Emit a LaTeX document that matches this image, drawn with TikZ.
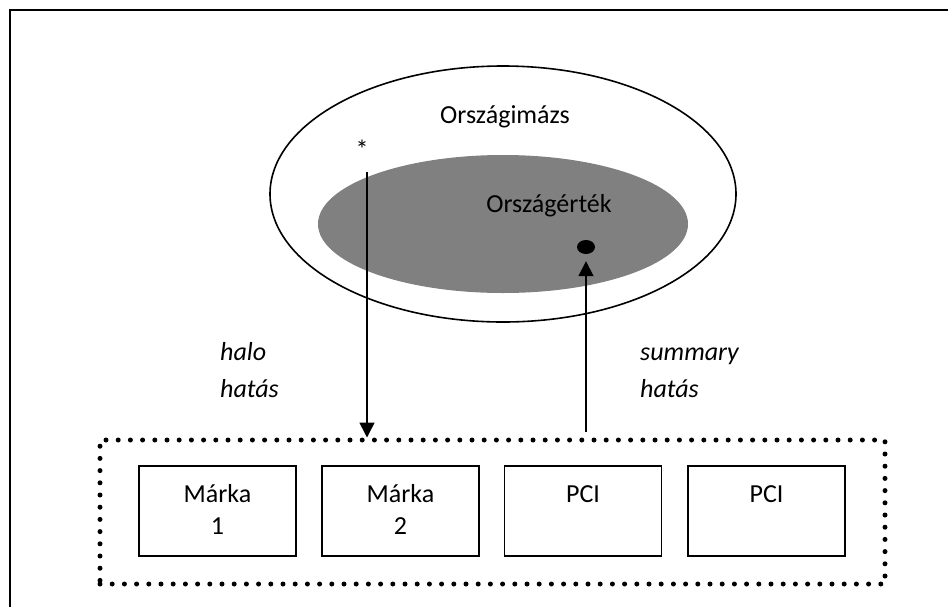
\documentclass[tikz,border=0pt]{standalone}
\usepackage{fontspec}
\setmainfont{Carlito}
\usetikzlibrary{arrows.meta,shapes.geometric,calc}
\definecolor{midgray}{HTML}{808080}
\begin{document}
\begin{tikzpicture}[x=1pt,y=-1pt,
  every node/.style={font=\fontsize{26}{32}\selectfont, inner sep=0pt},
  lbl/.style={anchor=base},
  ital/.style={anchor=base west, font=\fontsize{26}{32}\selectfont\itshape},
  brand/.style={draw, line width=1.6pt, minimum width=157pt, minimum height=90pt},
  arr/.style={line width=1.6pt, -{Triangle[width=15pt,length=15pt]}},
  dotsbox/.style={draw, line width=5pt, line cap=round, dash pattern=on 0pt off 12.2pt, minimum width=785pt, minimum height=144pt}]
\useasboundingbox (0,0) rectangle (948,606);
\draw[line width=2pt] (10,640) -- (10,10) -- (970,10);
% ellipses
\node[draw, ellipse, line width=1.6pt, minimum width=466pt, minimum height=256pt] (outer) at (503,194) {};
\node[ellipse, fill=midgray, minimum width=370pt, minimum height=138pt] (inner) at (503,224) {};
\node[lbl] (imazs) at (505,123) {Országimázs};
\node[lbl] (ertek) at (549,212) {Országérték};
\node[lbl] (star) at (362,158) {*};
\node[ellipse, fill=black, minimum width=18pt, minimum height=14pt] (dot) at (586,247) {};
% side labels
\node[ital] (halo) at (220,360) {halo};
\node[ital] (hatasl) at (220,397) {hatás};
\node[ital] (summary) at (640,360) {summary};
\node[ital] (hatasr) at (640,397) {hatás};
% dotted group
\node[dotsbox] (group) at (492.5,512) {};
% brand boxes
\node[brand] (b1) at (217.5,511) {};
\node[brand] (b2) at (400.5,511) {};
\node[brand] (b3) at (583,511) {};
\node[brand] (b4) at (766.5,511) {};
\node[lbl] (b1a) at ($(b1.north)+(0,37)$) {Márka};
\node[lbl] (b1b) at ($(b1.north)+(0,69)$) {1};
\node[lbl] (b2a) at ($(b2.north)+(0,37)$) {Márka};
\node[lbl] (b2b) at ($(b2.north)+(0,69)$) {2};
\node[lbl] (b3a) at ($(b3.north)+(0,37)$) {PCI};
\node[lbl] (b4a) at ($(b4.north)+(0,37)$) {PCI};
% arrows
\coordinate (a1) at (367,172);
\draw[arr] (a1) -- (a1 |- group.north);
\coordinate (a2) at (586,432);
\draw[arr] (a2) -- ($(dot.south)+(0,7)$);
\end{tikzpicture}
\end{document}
════
> Prompt
Copy the listing in full and without alteration, omitting every picture.

> The result
Emit a LaTeX document that matches this image, drawn with TikZ.
\documentclass[tikz,border=0pt]{standalone}
\usepackage{fontspec}
\setmainfont{Carlito}
\usetikzlibrary{arrows.meta,shapes.geometric,calc}
\definecolor{midgray}{HTML}{808080}
\begin{document}
\begin{tikzpicture}[x=1pt,y=-1pt,
  every node/.style={font=\fontsize{26}{32}\selectfont, inner sep=0pt},
  lbl/.style={anchor=base},
  ital/.style={anchor=base west, font=\fontsize{26}{32}\selectfont\itshape},
  brand/.style={draw, line width=1.6pt, minimum width=157pt, minimum height=90pt},
  arr/.style={line width=1.6pt, -{Triangle[width=15pt,length=15pt]}},
  dotsbox/.style={draw, line width=5pt, line cap=round, dash pattern=on 0pt off 12.2pt, minimum width=785pt, minimum height=144pt}]
\useasboundingbox (0,0) rectangle (948,606);
\draw[line width=2pt] (10,640) -- (10,10) -- (970,10);
% ellipses
\node[draw, ellipse, line width=1.6pt, minimum width=466pt, minimum height=256pt] (outer) at (503,194) {};
\node[ellipse, fill=midgray, minimum width=370pt, minimum height=138pt] (inner) at (503,224) {};
\node[lbl] (imazs) at (505,123) {Országimázs};
\node[lbl] (ertek) at (549,212) {Országérték};
\node[lbl] (star) at (362,158) {*};
\node[ellipse, fill=black, minimum width=18pt, minimum height=14pt] (dot) at (586,247) {};
% side labels
\node[ital] (halo) at (220,360) {halo};
\node[ital] (hatasl) at (220,397) {hatás};
\node[ital] (summary) at (640,360) {summary};
\node[ital] (hatasr) at (640,397) {hatás};
% dotted group
\node[dotsbox] (group) at (492.5,512) {};
% brand boxes
\node[brand] (b1) at (217.5,511) {};
\node[brand] (b2) at (400.5,511) {};
\node[brand] (b3) at (583,511) {};
\node[brand] (b4) at (766.5,511) {};
\node[lbl] (b1a) at ($(b1.north)+(0,37)$) {Márka};
\node[lbl] (b1b) at ($(b1.north)+(0,69)$) {1};
\node[lbl] (b2a) at ($(b2.north)+(0,37)$) {Márka};
\node[lbl] (b2b) at ($(b2.north)+(0,69)$) {2};
\node[lbl] (b3a) at ($(b3.north)+(0,37)$) {PCI};
\node[lbl] (b4a) at ($(b4.north)+(0,37)$) {PCI};
% arrows
\coordinate (a1) at (367,172);
\draw[arr] (a1) -- (a1 |- group.north);
\coordinate (a2) at (586,432);
\draw[arr] (a2) -- ($(dot.south)+(0,7)$);
\end{tikzpicture}
\end{document}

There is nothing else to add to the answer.